Written instruction
Copy out each line that includes the word "chart".

Dataset entries:
--- start ---
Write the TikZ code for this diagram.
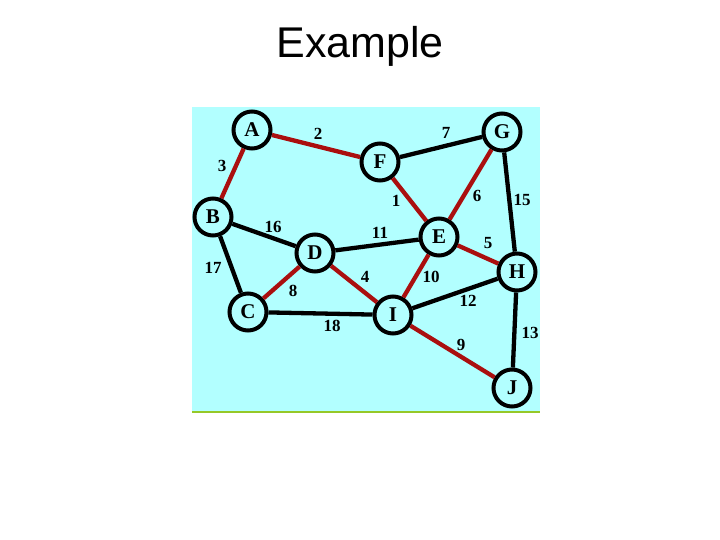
\documentclass[tikz,border=0pt]{standalone}
\usepackage{fontspec}
\setmainfont{Liberation Serif}
\newfontfamily\titlefont{Liberation Sans}
\definecolor{bgcyan}{RGB}{178,255,255}
\definecolor{edgered}{RGB}{170,15,15}
\definecolor{linegreen}{RGB}{150,200,40}
\begin{document}
\begin{tikzpicture}[x=1pt,y=-1pt,
  vtx/.style={circle,draw=black,line width=4pt,fill=bgcyan,minimum size=37pt,inner sep=0pt,font=\fontsize{21}{21}\selectfont\bfseries},
  blk/.style={line width=4.3pt,draw=black},
  red/.style={line width=4.3pt,draw=edgered},
  wt/.style={font=\fontsize{17}{17}\selectfont\bfseries,inner sep=0pt}]
\useasboundingbox (0,0) rectangle (720,540);
\fill[bgcyan] (192,107) rectangle (540,412);
\draw[linegreen,line width=2.5pt] (192,412) -- (540,412);
\node[font=\titlefont\fontsize{43}{43}\selectfont] (title) at (360,46) {Example};
\node[vtx] (A) at (252,130) {A};
\node[vtx] (B) at (213,217) {B};
\node[vtx] (C) at (248,312) {C};
\node[vtx] (D) at (315,253) {D};
\node[vtx] (E) at (439,237) {E};
\node[vtx] (F) at (380,162) {F};
\node[vtx] (G) at (502,132) {G};
\node[vtx] (H) at (517,272) {H};
\node[vtx] (I) at (393,315) {I};
\node[vtx] (J) at (512,388) {J};
\draw[red] (A) -- (B);
\draw[red] (A) -- (F);
\draw[red] (F) -- (E);
\draw[red] (E) -- (G);
\draw[red] (E) -- (H);
\draw[red] (D) -- (C);
\draw[red] (D) -- (I);
\draw[red] (E) -- (I);
\draw[red] (I) -- (J);
\draw[blk] (F) -- (G);
\draw[blk] (G) -- (H);
\draw[blk] (B) -- (D);
\draw[blk] (D) -- (E);
\draw[blk] (B) -- (C);
\draw[blk] (C) -- (I);
\draw[blk] (I) -- (H);
\draw[blk] (H) -- (J);
\node[wt] (w2) at (318,134) {2};
\node[wt] (w7) at (446,133) {7};
\node[wt] (w3) at (222,166) {3};
\node[wt] (w1) at (396,201) {1};
\node[wt] (w6) at (477,196) {6};
\node[wt] (w15) at (522,200) {15};
\node[wt] (w16) at (273,227) {16};
\node[wt] (w11) at (380,233) {11};
\node[wt] (w5) at (488,243) {5};
\node[wt] (w17) at (213,268) {17};
\node[wt] (w4) at (365,277) {4};
\node[wt] (w10) at (431,277) {10};
\node[wt] (w12) at (468,301) {12};
\node[wt] (w8) at (293,291) {8};
\node[wt] (w18) at (332,326) {18};
\node[wt] (w9) at (461,345) {9};
\node[wt] (w13) at (530,333) {13};
\end{tikzpicture}
\end{document}
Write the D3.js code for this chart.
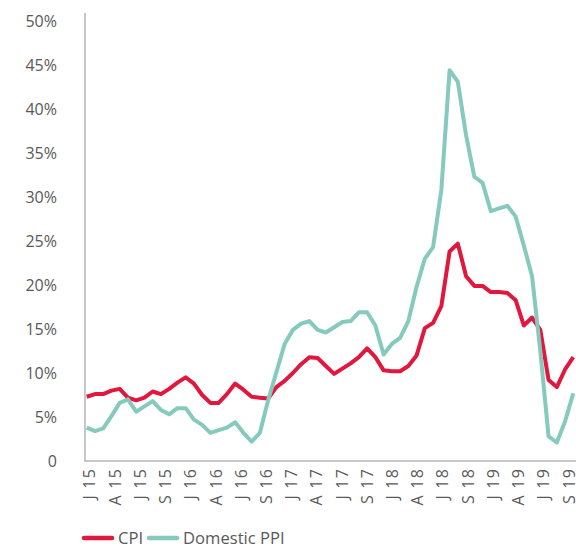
<!DOCTYPE html>
<html>
<head>
<meta charset="utf-8">
<script src="https://cdn.jsdelivr.net/npm/d3@7"></script>
<style>
    body { margin: 0; background: #fff; }
    svg text { font-family: "Open Sans", "Noto Sans", sans-serif; fill: #595959; }
</style>
</head>
<body>
<svg id="chart" width="576" height="547"></svg>
<script>
// Dati mensili gen 2015 - dic 2019 (valori in %)
const cpi = [
    7.3, 7.6, 7.6, 8.0, 8.2, 7.2, 6.9, 7.2, 7.9, 7.6, 8.2, 8.9,
    9.5, 8.8, 7.5, 6.6, 6.6, 7.6, 8.8, 8.1, 7.3, 7.2, 7.1, 8.4,
    9.1, 10.0, 11.0, 11.8, 11.7, 10.8, 9.9, 10.5, 11.1, 11.8, 12.8, 11.8,
    10.3, 10.2, 10.2, 10.8, 12.0, 15.1, 15.7, 17.6, 23.8, 24.7, 21.0, 19.9,
    19.9, 19.2, 19.2, 19.1, 18.3, 15.4, 16.3, 14.9, 9.2, 8.4, 10.4, 11.8
];

const ppi = [
    3.8, 3.4, 3.7, 5.1, 6.6, 7.0, 5.6, 6.2, 6.8, 5.8, 5.3, 6.0,
    6.0, 4.7, 4.1, 3.2, 3.5, 3.8, 4.4, 3.2, 2.2, 3.2, 6.9, 10.1,
    13.3, 14.9, 15.6, 15.9, 14.9, 14.6, 15.2, 15.8, 15.9, 16.9, 16.9, 15.4,
    12.1, 13.3, 14.0, 15.9, 19.8, 23.0, 24.3, 30.8, 44.4, 43.1, 37.0, 32.3,
    31.6, 28.4, 28.7, 29.0, 27.8, 24.5, 21.0, 12.5, 2.8, 2.1, 4.5, 7.7
];

// Etichette asse X (ogni 3 mesi)
const tickLabels = [
    "J 15", "A 15", "J 15", "S 15", "J 16", "A 16", "J 16", "S 16",
    "J 17", "A 17", "J 17", "S 17", "J 18", "A 18", "J 18", "S 18",
    "J 19", "A 19", "J 19", "S 19"
];

const yTicks = [0, 5, 10, 15, 20, 25, 30, 35, 40, 45, 50];

const seriesNames = ["CPI", "Domestic PPI"];
const seriesColors = ["#e2173d", "#86cabd"];

const CONFIG = {
    left: 86.7,
    right: 573.3,
    top: 21,
    bottom: 461,
    axisColor: "#b4b4b4",
    lineWidth: 4
};

const svg = d3.select("#chart");

const x = d3.scaleLinear()
    .domain([0, cpi.length - 1])
    .range([CONFIG.left, CONFIG.right]);

const y = d3.scaleLinear()
    .domain([0, 50])
    .range([CONFIG.bottom, CONFIG.top]);

// Scala per le etichette (leggermente più larga dei punti)
const xLabel = d3.scalePoint()
    .domain(d3.range(tickLabels.length))
    .range([x(0) + 3, x(57) + 12]);

/**
 * Assi
 */
const yAxis = d3.axisLeft(y)
    .tickValues(yTicks)
    .tickSize(0)
    .tickPadding(0)
    .tickFormat(d => d === 0 ? "0" : d + "%");

svg.append("g")
    .attr("transform", "translate(57,0)")
    .call(yAxis)
    .call(g => g.select(".domain").remove())
    .selectAll("text")
    .attr("font-size", 16)
    .attr("font-family", null);

// Linea asse Y
svg.append("line")
    .attr("x1", 85).attr("x2", 85)
    .attr("y1", 13).attr("y2", CONFIG.bottom)
    .attr("stroke", CONFIG.axisColor)
    .attr("stroke-width", 1.5);

// Linea asse X
svg.append("line")
    .attr("x1", 84.25).attr("x2", 576)
    .attr("y1", CONFIG.bottom).attr("y2", CONFIG.bottom)
    .attr("stroke", CONFIG.axisColor)
    .attr("stroke-width", 1.5);

// Etichette asse X ruotate
svg.append("g")
    .selectAll("text")
    .data(tickLabels)
    .join("text")
    .attr("transform", (d, i) => `translate(${xLabel(i)}, 468) rotate(-90)`)
    .attr("text-anchor", "end")
    .attr("dy", "0.36em")
    .attr("font-size", 16)
    .style("letter-spacing", "1.2px")
    .text(d => d);

/**
 * Serie
 */
const line = d3.line()
    .x((d, i) => x(i))
    .y(d => y(d));

[cpi, ppi].forEach((values, k) => {
    svg.append("path")
        .datum(values)
        .attr("fill", "none")
        .attr("stroke", seriesColors[k])
        .attr("stroke-width", CONFIG.lineWidth)
        .attr("stroke-linejoin", "round")
        .attr("d", line);
});

/**
 * Legenda
 */
const legend = svg.append("g")
    .attr("transform", "translate(84, 538)");

let offset = 0;
seriesNames.forEach((name, k) => {
    legend.append("line")
        .attr("x1", offset).attr("x2", offset + 28)
        .attr("stroke", seriesColors[k])
        .attr("stroke-width", 4.5)
        .attr("stroke-linecap", "round");

    const t = legend.append("text")
        .attr("x", offset + 34)
        .attr("dy", "0.36em")
        .attr("font-size", 16.6)
        .text(name);

    offset += 34 + t.node().getComputedTextLength() + 6;
});
</script>
</body>
</html>
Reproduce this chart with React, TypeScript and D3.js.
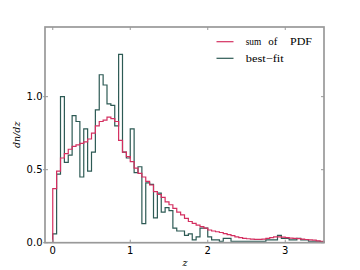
--- end ---
Exercise answer
Write the D3.js code for this chart.
<svg id="chart" width="576" height="547"></svg>
const svg = d3.select("#chart");
Reproduce this chart with React, TypeScript and D3.js.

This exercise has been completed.